If a government tourism body was the operator that cancelled your package, you can file an RTI with its Public Information Officer to:

  • Obtain a copy of the cancellation order or decision for your package.
  • Ask for the refund policy that applies to an operator-initiated cancellation.
  • Find out the status of your refund file and which officer is handling it.
  • Request copies of records and the decision on your refund.

Keep your RTI questions factual and specific, asking for copies of records and decisions rather than opinions. If the public authority does not reply, you can file a first appeal. Use the consumer route as well, since RTI gets you the information while the consumer commission can order the refund and compensation. See how to file an RTI online, the first and second appeal guide, and CPGRAMS and RTI for government service complaints.

When RTI will not help

A private travel agency, a private tour company, or an online travel website is a private business. It is not a public authority, so you cannot file an RTI to force it to answer or to refund you. This is the common trap: people assume RTI is a master key for any complaint. For a private operator, RTI has no role. Use the operator's grievance process first, then a card chargeback, then the consumer commission.

Even with a government operator, RTI gives you information; it does not by itself order a refund. The records you obtain, such as the cancellation order or the refund policy, become strong evidence in your consumer complaint, which is the forum that can actually order the money back. For more, read The RTI Playbook.

Common mistakes to avoid

  • Filing an RTI against a private operator. A private travel company is not a public authority, so an RTI will not reach it. Use the grievance, chargeback and consumer routes instead, and save RTI for a government operator.
  • Only calling, never writing. A phone call leaves no record. Always send the grievance in writing and keep a copy with a complaint or ticket number, so you can prove you gave the operator a fair chance to refund.
  • Accepting a credit note you do not want. When the operator cancels, a refund to your original payment method is a fair ask. If you accept a credit note in writing, you may weaken your claim for cash, so object in writing first.
  • Missing the chargeback window. Card chargebacks have time limits, often counted from the transaction or the planned travel date. Do not wait for the operator forever; raise the dispute early while you still can.
  • Quoting the wrong clause. A no-refund clause for the traveller's cancellation does not decide an operator cancellation. Read the terms carefully and quote only the lines that apply when the operator calls off the trip.
  • Trying to recover the same money twice. A chargeback, a grievance refund and a consumer order can overlap. Tell each forum what the others have already returned, so you are not seen as claiming twice.
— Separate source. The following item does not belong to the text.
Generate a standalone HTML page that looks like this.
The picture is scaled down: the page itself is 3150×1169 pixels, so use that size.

Frequently asked questions

Can I file an RTI against a private travel operator that cancelled my package?

No. A private travel agency, tour company, or online travel website is a private business, not a public authority, so the RTI Act does not apply to it. Use the operator's grievance process, a card chargeback if you paid by card, and a consumer complaint. RTI applies only if a government tourism body was the operator, such as a state tourism corporation or IRCTC, because those are public authorities.
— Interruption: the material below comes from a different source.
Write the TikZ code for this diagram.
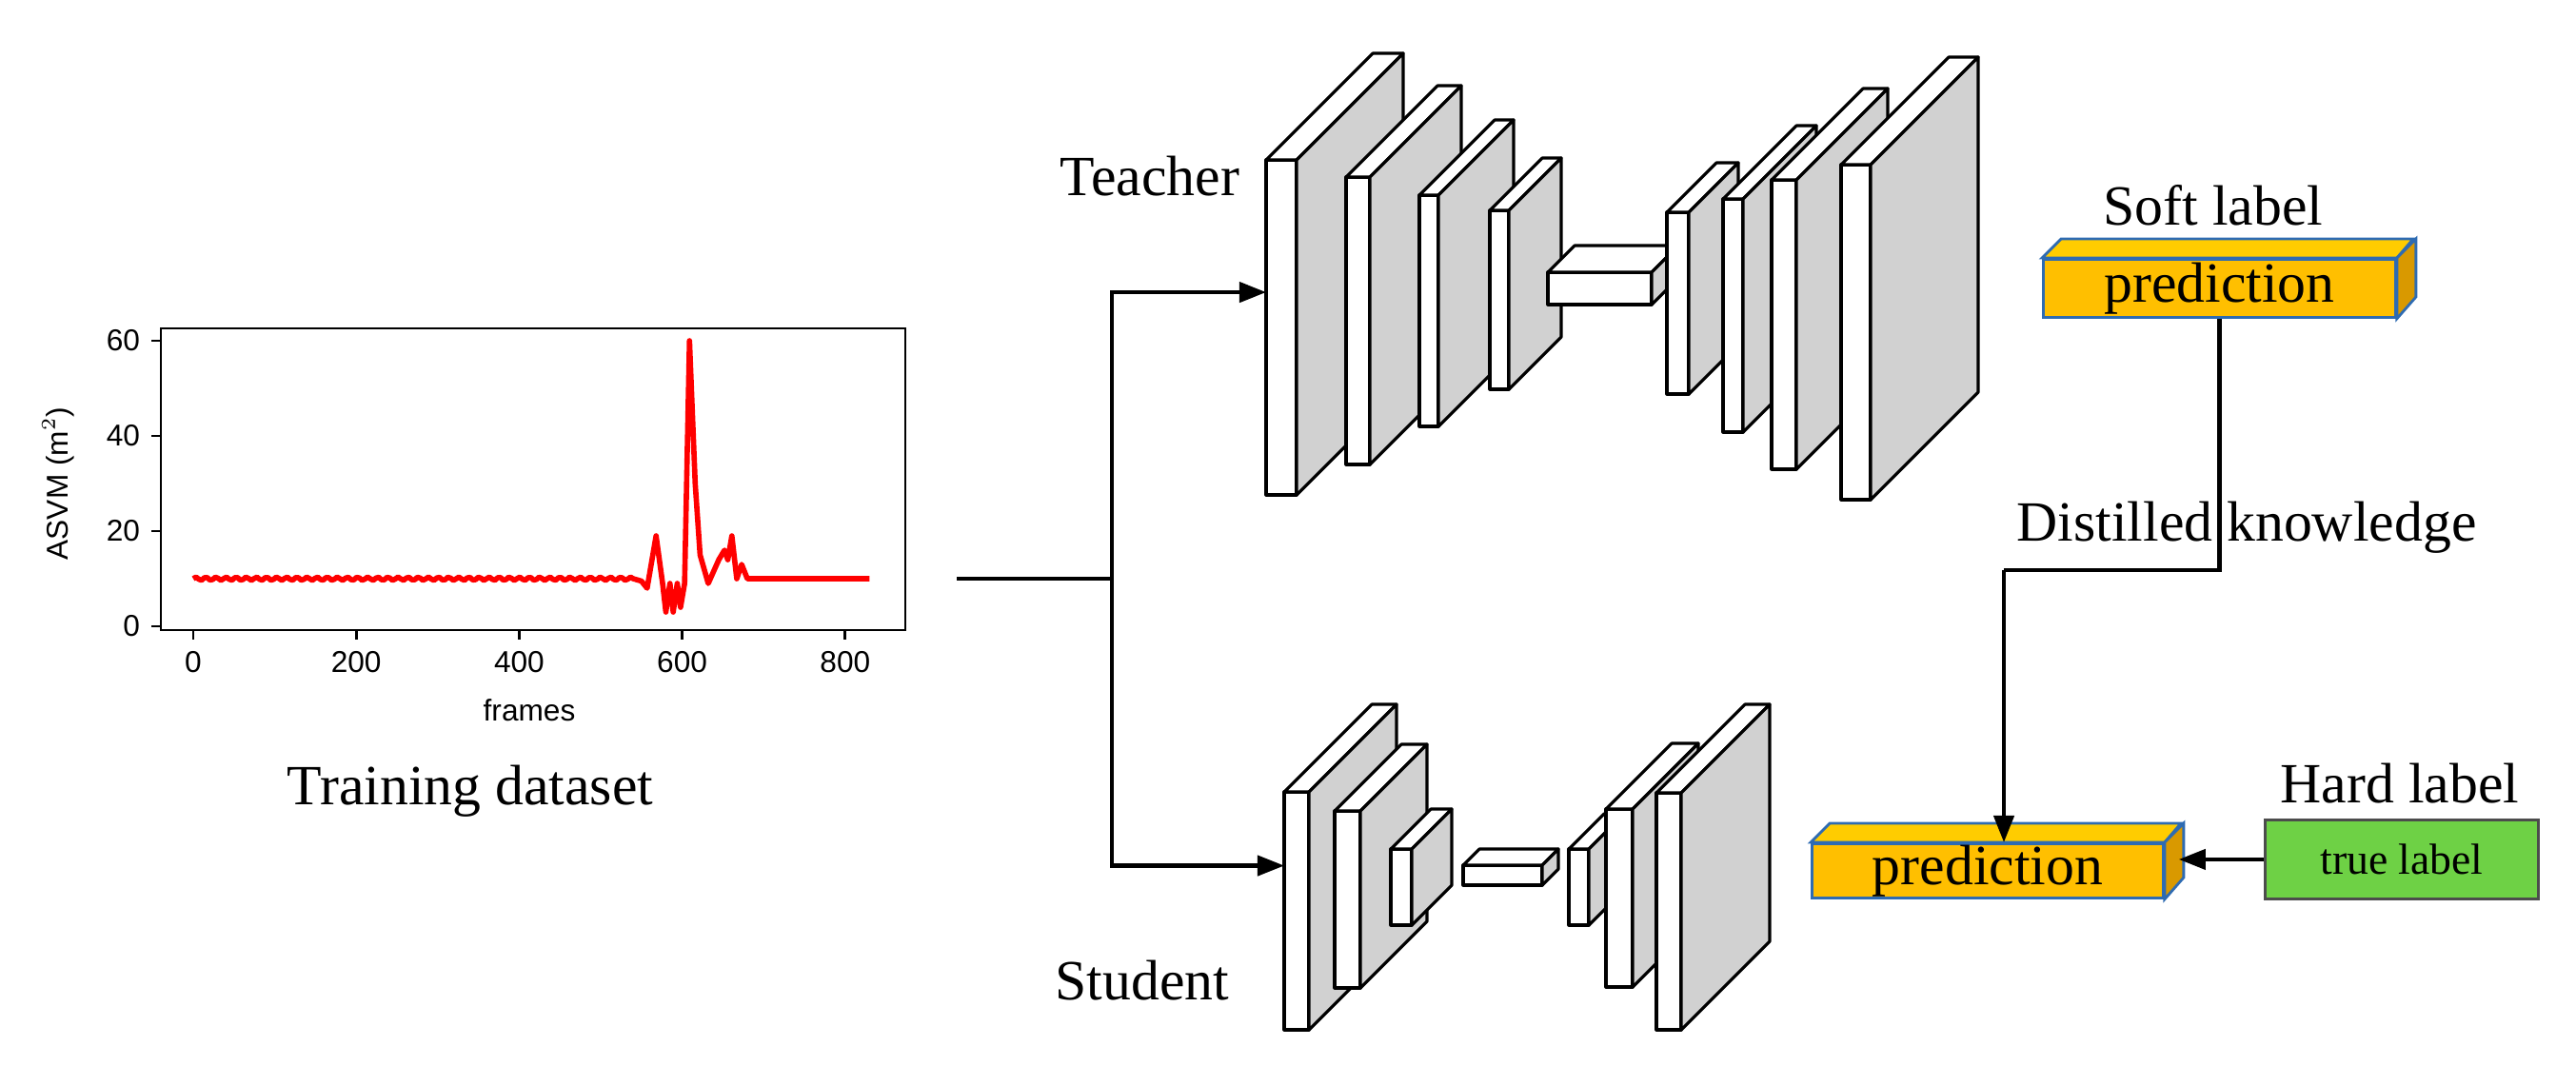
\documentclass[tikz,border=0pt]{standalone}
\usepackage{fontspec}
\setmainfont{Liberation Serif}
\newfontfamily\plotfont{Liberation Sans}
\usetikzlibrary{arrows.meta, positioning, calc}
\definecolor{layergray}{rgb}{0.82, 0.82, 0.82}
\definecolor{predfront}{rgb}{1.0, 0.75, 0.0}
\definecolor{predtop}{rgb}{1.0, 0.80, 0.0}
\definecolor{predside}{rgb}{0.85, 0.60, 0.0}
\definecolor{predline}{rgb}{0.18, 0.42, 0.70}
\definecolor{truegreen}{rgb}{0.43, 0.82, 0.27}

\tikzset{
  slab edge/.style = {draw, line width=0.9pt, line join=round},
  slab front/.style = {slab edge, fill=white, inner sep=0pt, outer sep=0pt},
  pred edge/.style = {draw=predline, line width=0.8pt},
  label text/.style = {font=\fontsize{17}{17}\selectfont, inner sep=0pt},
  link/.style = {line width=1.2pt},
  tip/.style = {-{Triangle[length=8pt, width=6pt]}}
}

% name, x, y(top), width, height, depth
\newcommand\slab[6]{%
  \node[slab front, minimum width=#4cm, minimum height=#5cm, anchor=north west] (#1) at (#2,#3) {};
  \draw[slab edge, fill=white] (#1.north west) -- ++(#6,-#6) -- ++(#4,0) -- (#1.north east) -- cycle;
  \draw[slab edge, fill=layergray] (#1.north east) -- ++(#6,-#6) -- ++(0,#5) -- (#1.south east) -- cycle;
}
% name, x, y(top), width, height, depth
\newcommand\predbox[6]{%
  \node[pred edge, fill=predfront, minimum width=#4cm, minimum height=#5cm, anchor=north west,
        inner sep=0pt, font=\fontsize{17}{17}\selectfont] (#1) at (#2,#3) {prediction};
  \draw[pred edge, fill=predtop] (#1.north west) -- ++(#6,-#6) -- ++(#4,0) -- (#1.north east) -- cycle;
  \draw[pred edge, fill=predside] (#1.north east) -- ++(#6,-#6) -- ++(0,#5) -- (#1.south east) -- cycle;
}

\begin{document}
\begin{tikzpicture}[x=1cm, y=-1cm]
\useasboundingbox (0,0) rectangle (27.06,11.19);

% training data plot
\begin{scope}[plotfont/.style={font=\plotfont\fontsize{9}{9}\selectfont}]
\draw[line width=0.8pt] (1.69,3.45) rectangle (9.51,6.62);
\foreach \f in {0,200,...,800}
  \draw[line width=0.8pt] ({2.03+\f*0.00856},6.62) -- ++(0,0.1)
    node[below=3pt, plotfont, inner sep=0pt] {\f};
\foreach \v in {0,20,...,60}
  \draw[line width=0.8pt] (1.69,{6.58-\v*0.05}) -- ++(-0.1,0)
    node[left=3pt, plotfont, inner sep=0pt] {\v};
\node[plotfont, rotate=90] (ylab) at (0.61,5.08) {ASVM (m$^2$)};
\node[plotfont] (xlab) at (5.56,7.46) {frames};
\begin{scope}[shift={(2.03,6.58)}, x=0.00856cm, y=0.05cm]
\draw[red, line width=1.6pt, line join=round]
  plot[domain=0:540, samples=160] (\x, {10+0.35*sin(\x*29)})
  -- (550,9.5) -- (557,8) -- (568,19) -- (576,9) -- (580,3) -- (585,9) -- (589,3)
  -- (594,9) -- (598,4) -- (603,9) -- (609,60) -- (616,30) -- (622,15) -- (632,9)
  -- (645,14) -- (652,16) -- (656,14) -- (661,19) -- (667,10) -- (673,13)
  -- (680,10) -- (700,10) -- (830,10);
\end{scope}
\end{scope}
\node[label text] (train) at (4.94,8.31) {Training dataset};

% teacher network
\slab{t1}{13.30}{1.68}{0.32}{3.52}{1.12}
\slab{t2}{14.14}{1.86}{0.25}{3.02}{0.96}
\slab{t3}{14.91}{2.05}{0.20}{2.43}{0.79}
\slab{t4}{15.65}{2.21}{0.20}{1.88}{0.55}
\slab{tb}{16.26}{2.86}{1.09}{0.34}{0.28}
\slab{t5}{17.51}{2.23}{0.23}{1.91}{0.52}
\slab{t6}{18.10}{2.09}{0.21}{2.45}{0.77}
\slab{t7}{18.61}{1.89}{0.26}{3.04}{0.96}
\slab{t8}{19.34}{1.73}{0.31}{3.52}{1.13}
\node[label text] (teacher) at (12.08,1.85) {Teacher};

% student network
\slab{s1}{13.49}{8.32}{0.26}{2.50}{0.92}
\slab{s2}{14.02}{8.52}{0.27}{1.86}{0.70}
\slab{s3}{14.61}{8.92}{0.22}{0.80}{0.42}
\slab{sb}{15.37}{9.09}{0.83}{0.21}{0.17}
\slab{s4}{16.48}{8.92}{0.21}{0.80}{0.37}
\slab{s5}{16.87}{8.50}{0.28}{1.87}{0.69}
\slab{s6}{17.40}{8.33}{0.26}{2.49}{0.93}
\node[label text] (student) at (12.00,10.30) {Student};

% outputs
\predbox{soft}{21.45}{2.71}{3.70}{0.61}{0.20}
\predbox{pred}{19.02}{8.85}{3.69}{0.57}{0.20}
\node[draw=black!70, line width=0.8pt, fill=truegreen, minimum width=2.87cm, minimum height=0.83cm,
      anchor=north west, inner sep=0pt, font=\fontsize{13}{13}\selectfont] (true) at (23.78,8.60) {true label};
\node[label text] (softlab) at (23.25,2.16) {Soft label};
\node[label text] (hardlab) at (25.21,8.23) {Hard label};
\node[label text] (distill) at (23.60,5.54) {Distilled knowledge};

% connectors
\coordinate (in) at (10.05,6.08);
\coordinate (split) at (11.68,6.08);
\coordinate (knee) at (21.05,5.99);
\draw[link] (in) -- (split);
\draw[link, tip] (split) |- ($(t1.north west)!0.395!(t1.south west)$);
\draw[link, tip] (split) |- ($(s1.north west)!0.31!(s1.south west)$);
\draw[link] (soft.south) |- (knee);
\draw[link, tip] (knee) -- (knee |- pred.north);
\draw[link, tip] (true.west) -- ($(true.west -| pred.east)+(0.15,0)$);
\end{tikzpicture}
\end{document}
The operator cancelled but is only offering a credit note. Can I insist on cash?

You can ask for a refund to your original payment method, because you did not cancel the trip, the operator did. Read the cancellation terms, since they decide what is due when the operator cancels. If you are pushed toward a credit note you do not want, say so in writing, then escalate through a card chargeback or a consumer complaint. Keep the refusal in writing as evidence.
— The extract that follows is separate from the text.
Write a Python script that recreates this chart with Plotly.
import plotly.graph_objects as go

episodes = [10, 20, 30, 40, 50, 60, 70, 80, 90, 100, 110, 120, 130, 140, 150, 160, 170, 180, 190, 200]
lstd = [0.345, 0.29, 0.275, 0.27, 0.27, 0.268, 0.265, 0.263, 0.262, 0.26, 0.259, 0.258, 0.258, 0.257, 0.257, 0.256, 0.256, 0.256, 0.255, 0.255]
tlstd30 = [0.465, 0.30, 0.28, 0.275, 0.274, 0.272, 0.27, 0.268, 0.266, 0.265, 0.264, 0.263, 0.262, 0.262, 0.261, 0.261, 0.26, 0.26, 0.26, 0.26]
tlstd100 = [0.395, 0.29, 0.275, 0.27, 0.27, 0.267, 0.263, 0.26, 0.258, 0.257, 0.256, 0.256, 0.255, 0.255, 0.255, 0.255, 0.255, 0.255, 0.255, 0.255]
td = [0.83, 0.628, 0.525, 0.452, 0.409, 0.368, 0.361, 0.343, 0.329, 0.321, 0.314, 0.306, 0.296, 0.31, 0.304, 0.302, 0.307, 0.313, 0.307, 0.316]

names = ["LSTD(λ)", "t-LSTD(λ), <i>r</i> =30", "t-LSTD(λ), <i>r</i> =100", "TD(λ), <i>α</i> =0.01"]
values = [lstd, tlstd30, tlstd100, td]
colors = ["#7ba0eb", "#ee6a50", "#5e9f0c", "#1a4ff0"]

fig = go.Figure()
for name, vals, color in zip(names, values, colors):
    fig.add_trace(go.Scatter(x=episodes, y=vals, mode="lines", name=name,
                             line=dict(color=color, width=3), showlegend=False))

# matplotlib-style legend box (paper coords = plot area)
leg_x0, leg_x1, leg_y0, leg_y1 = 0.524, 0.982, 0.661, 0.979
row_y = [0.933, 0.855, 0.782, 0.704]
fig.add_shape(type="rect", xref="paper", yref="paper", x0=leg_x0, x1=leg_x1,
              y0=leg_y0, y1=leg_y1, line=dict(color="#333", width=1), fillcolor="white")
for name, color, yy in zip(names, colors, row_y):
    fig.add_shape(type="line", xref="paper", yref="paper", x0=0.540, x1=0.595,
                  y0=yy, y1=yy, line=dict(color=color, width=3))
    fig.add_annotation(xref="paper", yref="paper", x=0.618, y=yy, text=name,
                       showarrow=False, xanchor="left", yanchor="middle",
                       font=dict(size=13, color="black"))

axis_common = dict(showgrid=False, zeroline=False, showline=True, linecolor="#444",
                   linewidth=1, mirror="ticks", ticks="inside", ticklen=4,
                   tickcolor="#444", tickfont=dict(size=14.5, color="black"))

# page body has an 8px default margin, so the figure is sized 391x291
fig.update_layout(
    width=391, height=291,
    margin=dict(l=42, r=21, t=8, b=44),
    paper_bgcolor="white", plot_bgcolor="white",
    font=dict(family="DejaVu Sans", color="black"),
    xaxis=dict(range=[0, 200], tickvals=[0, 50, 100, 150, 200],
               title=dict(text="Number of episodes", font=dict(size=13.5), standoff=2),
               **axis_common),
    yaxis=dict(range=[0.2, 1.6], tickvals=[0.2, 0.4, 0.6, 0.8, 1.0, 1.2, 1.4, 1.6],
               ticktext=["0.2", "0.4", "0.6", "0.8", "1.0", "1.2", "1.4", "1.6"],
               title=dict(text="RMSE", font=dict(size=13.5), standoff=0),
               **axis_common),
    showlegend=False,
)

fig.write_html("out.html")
Is a card chargeback worth trying if I already complained to the operator?

Yes, if you paid by credit or debit card. A chargeback runs through your card-issuing bank and the card network, and it can recover money for a service that was not delivered even when the operator stays silent. Raise it within your bank's time window, which is usually counted from the transaction or the planned travel date, and keep your booking, invoice and cancellation message ready as proof.

Where do I file a consumer complaint about a cancelled tour package?

Start with the National Consumer Helpline at consumerhelpline.gov.in to log the issue and get guidance. If the operator still does not refund you, file a formal consumer case online through the e-Daakhil portal at edaakhil.nic.in. A travel package is a service, and refusing a deserved refund is a deficiency in service. Attach your itinerary, invoice, the cancellation message, the refund promise and your grievance records.

When does RTI actually help with a cancelled tour?

RTI helps only when a government tourism body was the operator, such as a state tourism development corporation that sells its own packages, or IRCTC for its rail tour packages. These are public authorities. You can file an RTI to ask for the cancellation order, the refund policy that applies, the status of your refund file, and the officer handling it. If there is no reply, you can file a first appeal. The consumer route still applies in parallel.

What evidence do I need before I claim my refund?

Keep the booking confirmation and reference number, the itinerary the operator sent, the invoice and a matching bank or card statement, the operator's cancellation message proving the operator cancelled, the cancellation terms and any written refund promise, your grievance emails and the replies, and any chargeback reference from your bank. For a government operator, also keep a copy of your RTI application and its acknowledgement.